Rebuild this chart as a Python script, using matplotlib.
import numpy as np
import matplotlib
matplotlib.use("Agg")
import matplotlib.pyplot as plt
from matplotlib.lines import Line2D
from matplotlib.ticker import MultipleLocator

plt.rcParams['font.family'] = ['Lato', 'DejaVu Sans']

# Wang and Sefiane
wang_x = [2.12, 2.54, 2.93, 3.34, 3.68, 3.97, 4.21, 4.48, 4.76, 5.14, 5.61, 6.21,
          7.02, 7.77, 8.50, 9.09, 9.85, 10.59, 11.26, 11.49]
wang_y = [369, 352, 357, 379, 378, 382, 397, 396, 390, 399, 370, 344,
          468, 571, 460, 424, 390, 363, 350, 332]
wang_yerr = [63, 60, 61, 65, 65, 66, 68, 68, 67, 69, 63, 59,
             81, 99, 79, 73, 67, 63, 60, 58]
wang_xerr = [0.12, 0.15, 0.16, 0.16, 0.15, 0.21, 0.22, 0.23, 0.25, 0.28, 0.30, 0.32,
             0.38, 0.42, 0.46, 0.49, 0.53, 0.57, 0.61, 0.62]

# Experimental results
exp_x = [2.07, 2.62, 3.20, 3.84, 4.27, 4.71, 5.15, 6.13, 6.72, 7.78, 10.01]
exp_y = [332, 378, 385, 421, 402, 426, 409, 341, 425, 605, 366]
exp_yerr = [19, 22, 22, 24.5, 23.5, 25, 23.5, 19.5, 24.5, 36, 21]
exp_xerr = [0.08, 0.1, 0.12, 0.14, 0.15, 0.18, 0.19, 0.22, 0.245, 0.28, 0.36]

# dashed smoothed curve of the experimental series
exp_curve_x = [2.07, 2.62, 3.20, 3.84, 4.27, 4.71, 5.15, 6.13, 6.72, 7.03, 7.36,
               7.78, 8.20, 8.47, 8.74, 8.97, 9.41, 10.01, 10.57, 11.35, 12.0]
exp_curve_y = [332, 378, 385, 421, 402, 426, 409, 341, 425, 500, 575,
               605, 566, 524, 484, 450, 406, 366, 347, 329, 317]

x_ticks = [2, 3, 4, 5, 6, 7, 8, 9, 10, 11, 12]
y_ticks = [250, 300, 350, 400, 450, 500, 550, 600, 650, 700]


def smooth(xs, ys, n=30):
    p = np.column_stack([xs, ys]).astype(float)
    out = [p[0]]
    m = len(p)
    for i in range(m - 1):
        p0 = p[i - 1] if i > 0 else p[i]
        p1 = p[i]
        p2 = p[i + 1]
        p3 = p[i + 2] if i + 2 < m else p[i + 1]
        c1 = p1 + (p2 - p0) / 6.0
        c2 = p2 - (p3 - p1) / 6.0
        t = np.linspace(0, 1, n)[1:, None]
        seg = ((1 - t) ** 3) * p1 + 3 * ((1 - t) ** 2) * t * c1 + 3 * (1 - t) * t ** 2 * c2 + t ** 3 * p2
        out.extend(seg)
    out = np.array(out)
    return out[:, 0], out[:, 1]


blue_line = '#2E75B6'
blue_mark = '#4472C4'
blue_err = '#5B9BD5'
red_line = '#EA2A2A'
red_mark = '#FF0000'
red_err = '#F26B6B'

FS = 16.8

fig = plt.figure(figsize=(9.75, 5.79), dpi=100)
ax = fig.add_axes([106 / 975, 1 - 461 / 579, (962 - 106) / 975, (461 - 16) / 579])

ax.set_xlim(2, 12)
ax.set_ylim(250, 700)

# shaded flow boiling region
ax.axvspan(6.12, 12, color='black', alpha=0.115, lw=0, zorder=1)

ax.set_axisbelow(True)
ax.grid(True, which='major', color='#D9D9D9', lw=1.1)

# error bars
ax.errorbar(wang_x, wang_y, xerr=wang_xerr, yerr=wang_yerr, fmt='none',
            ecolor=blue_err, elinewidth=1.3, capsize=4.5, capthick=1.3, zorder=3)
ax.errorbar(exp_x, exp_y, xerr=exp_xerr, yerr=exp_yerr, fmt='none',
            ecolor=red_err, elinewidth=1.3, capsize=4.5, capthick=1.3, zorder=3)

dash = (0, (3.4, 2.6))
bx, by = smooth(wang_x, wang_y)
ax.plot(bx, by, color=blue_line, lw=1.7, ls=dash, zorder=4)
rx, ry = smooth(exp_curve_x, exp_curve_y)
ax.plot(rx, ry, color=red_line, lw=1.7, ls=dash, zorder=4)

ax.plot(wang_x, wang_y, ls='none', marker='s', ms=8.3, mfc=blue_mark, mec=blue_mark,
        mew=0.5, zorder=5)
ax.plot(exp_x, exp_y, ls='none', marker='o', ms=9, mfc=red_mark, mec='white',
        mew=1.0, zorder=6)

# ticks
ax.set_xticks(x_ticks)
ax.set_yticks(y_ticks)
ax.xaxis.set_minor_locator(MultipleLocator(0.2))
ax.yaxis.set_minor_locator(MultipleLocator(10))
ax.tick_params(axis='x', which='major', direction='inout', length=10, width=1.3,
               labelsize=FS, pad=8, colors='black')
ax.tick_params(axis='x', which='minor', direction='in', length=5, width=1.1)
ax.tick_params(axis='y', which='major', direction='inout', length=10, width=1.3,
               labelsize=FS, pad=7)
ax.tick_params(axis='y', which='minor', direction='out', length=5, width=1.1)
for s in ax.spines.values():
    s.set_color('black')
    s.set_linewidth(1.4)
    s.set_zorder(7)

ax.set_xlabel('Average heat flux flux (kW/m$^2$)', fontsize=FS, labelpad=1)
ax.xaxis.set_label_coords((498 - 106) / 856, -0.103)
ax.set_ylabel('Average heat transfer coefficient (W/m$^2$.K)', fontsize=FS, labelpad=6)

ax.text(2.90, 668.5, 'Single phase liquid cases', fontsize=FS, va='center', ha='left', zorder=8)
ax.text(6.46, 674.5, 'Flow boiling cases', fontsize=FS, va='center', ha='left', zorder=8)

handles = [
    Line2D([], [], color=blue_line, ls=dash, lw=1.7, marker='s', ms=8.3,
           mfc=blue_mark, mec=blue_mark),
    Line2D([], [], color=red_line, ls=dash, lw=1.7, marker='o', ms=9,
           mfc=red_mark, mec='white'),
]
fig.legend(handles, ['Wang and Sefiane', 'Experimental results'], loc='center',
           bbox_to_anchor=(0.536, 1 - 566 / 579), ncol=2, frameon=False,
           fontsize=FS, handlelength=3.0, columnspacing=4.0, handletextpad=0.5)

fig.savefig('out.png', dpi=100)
——————
■ **THE PROBLEM**: Copy out the lines in which the string "matplotlib" appears.

■ **RESPONSE FOR THIS EXERCISE**:
Rebuild this chart as a Python script, using matplotlib.
import matplotlib
matplotlib.use("Agg")
import matplotlib.pyplot as plt
from matplotlib.lines import Line2D
from matplotlib.ticker import MultipleLocator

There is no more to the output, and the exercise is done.